In Mark 13 Jesus addresses the end-time problem of disciples—both then and now. Read the entire chapter before you proceed any further here.

The six stages of the Mark 13 matrix of 50 weeks ago were: Diagnosis: 1) Asleep, 2) Astray, and 3) Ashamed. Prognosis: 4) The Merciful Apocalypse in the Ochlos-Messiah (including an excursus on ochlos theology), 5) Spirited Confessing when it’s Apocalypse Now, and 6) Tending the Store by Gathering the Ochlos. [For the full matrix on the First Sunday of Advent text see the Crossings webpage: https://crossings.org/text-study/1st-sunday-in-advent/ .]

1As [Jesus] came out of the temple, one of his disciples said to him, “Look, Teacher, what large stones and what large buildings!” 2Then Jesus asked him, “Do you see these great buildings? Not one stone will be left here upon another; all will be thrown down.”
3When he was sitting on the Mount of Olives opposite the temple, Peter, James, John, and Andrew asked him privately, 4“Tell us, when will this be, and what will be the sign that all these things are about to be accomplished?” 5Then Jesus began to say to them, “Beware that no one leads you astray. 6Many will come in my name and say, ‘I am he!’ and they will lead many astray. 7When you hear of wars and rumors of wars, do not be alarmed; this must take place, but the end is still to come. 8For nation will rise against nation, and kingdom against kingdom; there will be earthquakes in various places; there will be famines. This is but the beginning of the birth pangs.”

DIAGNOSIS: Crucified Loser

Step 1: Initial Diagnosis (External Problem): Asleep

Christ’s own disciples–then and now–are not immune to misreading reality: “What magnificent buildings!” Asking the wrong questions: “When will these things happen?”
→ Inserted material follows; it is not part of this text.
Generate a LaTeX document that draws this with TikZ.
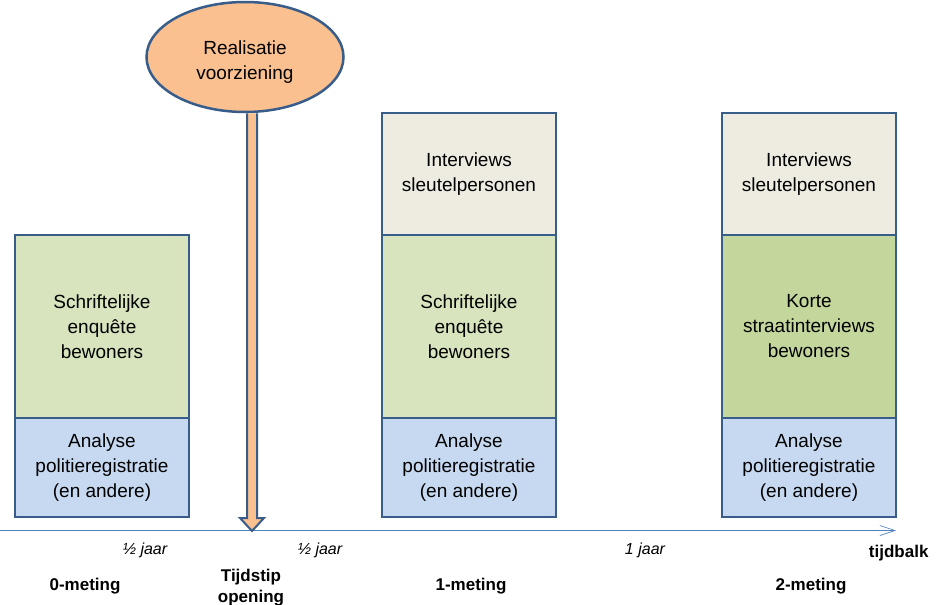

Step 2: Advanced Diagnosis (Internal Problem): Astray

Worse than asking the wrong questions–as bad as that is–is to believe the wrong answers offered by false messiahs (v. 22) with their alternate interpretations of present history. Alternate in the sense that the death and resurrection of the genuine Messiah are ignored or misread in interpreting what is happening and what is to come. Such deception detaches Christians from their Christ-connection and leaves them defenseless in facing their own apocalypse now. With the result that. . .

Step 3: Final Diagnosis (Eternal Problem): Ashamed

The people are “awakened to shame and everlasting contempt” (Dan.12:2, the first reading for Pentecost 26) as the apocalypse rolls over them. Their own lives and the world they occupy are left “not one stone on another…all thrown down.” Without Christ it is not only the creaturely constituent components of such lives that crumble. They also crumble before God’s seat of judgment in the “real” (not “shadow”) house of God–ala the day’s second reading from Hebrews 10.

PROGNOSIS: A Messiah for Losers

The saving effect of Jesus’ own apocalypse for those crumbled in Step 3, an apocalypse “ahead of time” (Mark 13:23) will soon unfold in his passion. Its validity, even against God’s own judgment of sinners, “will not pass away” (v. 31). That is what makes Jesus the “true” Christ in comparison with all “false” ones. His “word” about us is valid before the Judge of the Supreme Court. In Jesus, God has “cut short the days” of his critical apocalypse or else “no one would survive” (v. 20). But that cutting short saves the elect.

Step 5: Advanced Prognosis (Internal Solution): Spirited Confessing at Apocalypse Now

“Watching out . . . being on guard . . . standing firm . . . not believing the false prophets and false Christs . . . keeping watch.” All of these signal what faith is in Mark’s Gospel: locking in on and trusting the word from Jesus, as the Word that will not pass away. Faith is to do these things in the face of all other evidence, all other “words” to the contrary, even from God!

Step 6: Final Prognosis (External Solution): Tending the Store by Gathering the Ochlos (13:34)

We ready ourselves to relinquish everything, “house, goods, fame, child and spouse”–as some of us sang a few days ago (on Reformation Sunday)–when the moment calls for it (vv. 15 & 16). We gather other ochlos to Christ from wherever “the four winds” have scattered them. We do not “sleep,” nor are we “alarmed” as apocalypses unroll, but “saying and doing” what Christ wants said and done on all the witness stands where he places us, we care for others so that “the days be cut short” and they be added to “the elect.”